First there was the CARES Act, which is still not entirely spent out. Many areas of the country who didn’t get their allocation spent up by the end of 2020 got extensions.
The CARES Act was close to $34 billion for schools, with at least $13.5 billion just for K12. Then came CARES Act 2, which gave another $82 Billion for schools. “Of that, $54 billion will go to pre-K-12 schools — about quadruple the $13.5 billion set aside for schools in the CARES Act funding last spring,” according to EdSource. The package passed in mid-December with a Senate vote of 92-6.
Another $1.9 trillion relief package is in the works and includes another $170 billion for schools. All told these are massive upticks in K12 overall revenue.
Meanwhile, EdTech spend up-ticked in 2020 by $7.5 billion, the largest single jump on record. $4.5 billion of this was for computing and networking hardware. Another $900 million in major software systems. Another $2.1 billion up-tick in curriculum software was spent.
In 2021, the Learning Counsel predictions of another uptick in hardware and major systems of $400 million, and an uptick in digital curriculum of $2 billion seems possibly overly conservative.

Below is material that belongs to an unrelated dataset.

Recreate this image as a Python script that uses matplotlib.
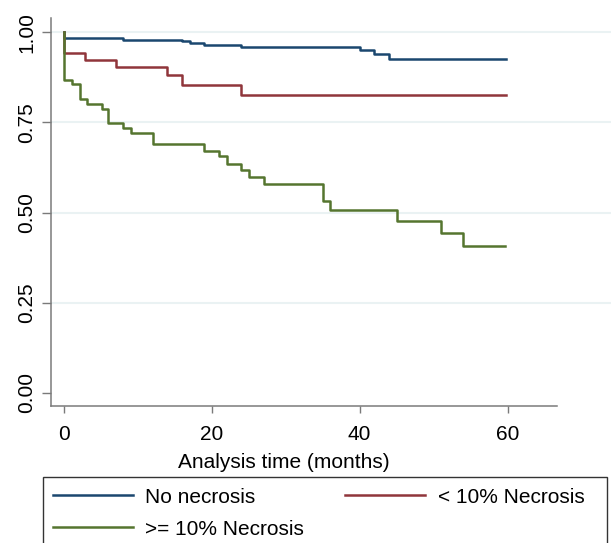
import matplotlib
matplotlib.use("Agg")
import matplotlib.pyplot as plt
from matplotlib.patches import Rectangle

# Kaplan-Meier estimates (time in months, survival)
t_none = [0, 0, 8, 16, 17, 19, 24, 40, 42, 44, 59.8]
s_none = [1.0, 0.984, 0.980, 0.975, 0.970, 0.966, 0.960, 0.951, 0.939, 0.925, 0.925]

t_low = [0, 0, 2.9, 7, 14, 16, 24, 59.8]
s_low = [1.0, 0.943, 0.924, 0.904, 0.881, 0.855, 0.825, 0.825]

t_high = [0, 0, 1.1, 2.1, 3.1, 5.1, 6, 8, 9, 12, 19, 21, 22, 24, 25, 27,
          35, 36, 45, 51, 54, 59.6]
s_high = [1.0, 0.869, 0.857, 0.814, 0.802, 0.788, 0.748, 0.734, 0.720, 0.689,
          0.672, 0.656, 0.636, 0.618, 0.598, 0.580, 0.531, 0.507, 0.476,
          0.443, 0.408, 0.408]

labels = ["No necrosis", "< 10% Necrosis", ">= 10% Necrosis"]
colors = ["#1a476f", "#90353b", "#55752f"]

x_ticks = [0, 20, 40, 60]
y_ticks = [0.0, 0.25, 0.5, 0.75, 1.0]

plt.rcParams['font.family'] = ['Liberation Sans', 'DejaVu Sans']
plt.rcParams['font.size'] = 15

W, H = 611, 543
fig = plt.figure(figsize=(W / 100, H / 100), dpi=100)
ax = fig.add_axes([51 / W, 137 / H, 1.0 - 51 / W, (406 - 18) / H])

for y in y_ticks[1:]:
    ax.axhline(y, color="#eaf2f3", lw=1.5, zorder=0)

l1, = ax.step(t_none, s_none, where="post", color=colors[0], lw=1.8, label=labels[0])
l2, = ax.step(t_low, s_low, where="post", color=colors[1], lw=1.8, label=labels[1])
l3, = ax.step(t_high, s_high, where="post", color=colors[2], lw=1.8, label=labels[2])

ax.set_xlim(-1.76, 74.0)
ax.set_ylim(-0.037, 1.040)
ax.set_xticks(x_ticks)
ax.set_yticks(y_ticks)
ax.set_yticklabels(["%.2f" % v for v in y_ticks], rotation=90, va="center")

for side in ["top", "right"]:
    ax.spines[side].set_visible(False)
for side in ["left", "bottom"]:
    ax.spines[side].set_color("#7a7a7a")
    ax.spines[side].set_linewidth(1.1)
ax.spines["bottom"].set_bounds(-1.76, 66.7)
ax.tick_params(axis="y", length=6.5, width=1.0, color="#7a7a7a", pad=4)
ax.tick_params(axis="x", length=5, width=1.0, color="#7a7a7a", pad=9)

fig.text(284 / W, (H - 463) / H, "Analysis time (months)", ha="center", va="center")

# legend box runs off the bottom of the image, as in the original
fig.patches.append(Rectangle((43 / W, -0.05), (607 - 43) / W, (H - 477) / H + 0.05,
                             transform=fig.transFigure, fill=False,
                             edgecolor="#333333", lw=1.0))

fig.legend([l1, l3, l2], [labels[0], labels[2], labels[1]], ncol=2,
           loc="upper left", bbox_to_anchor=(44.4 / W, (H - 484.7) / H, (593 - 44.4) / W, 0.01),
           mode="expand", frameon=False, handlelength=3.85,
           handletextpad=0.6, labelspacing=0.62, borderpad=0.4, borderaxespad=0)

fig.savefig("out.png", dpi=100)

The first CARES Act drove these initial big jumps and the already-passed CARES Act 2 is four times the money for K12. Since schools averaged a loss of students between 3.6 percent and 15 percent, this is a lot more money per student as well, provided the states go along with allocations in that way.
Its further expected that schools and districts will work towards new levels of logistical management for students who want to remain remote or some form of flexible hybrid affiliation. The innovation will be in overdrive for how schools address what they need to in hopes of remaining relevant through EdTech.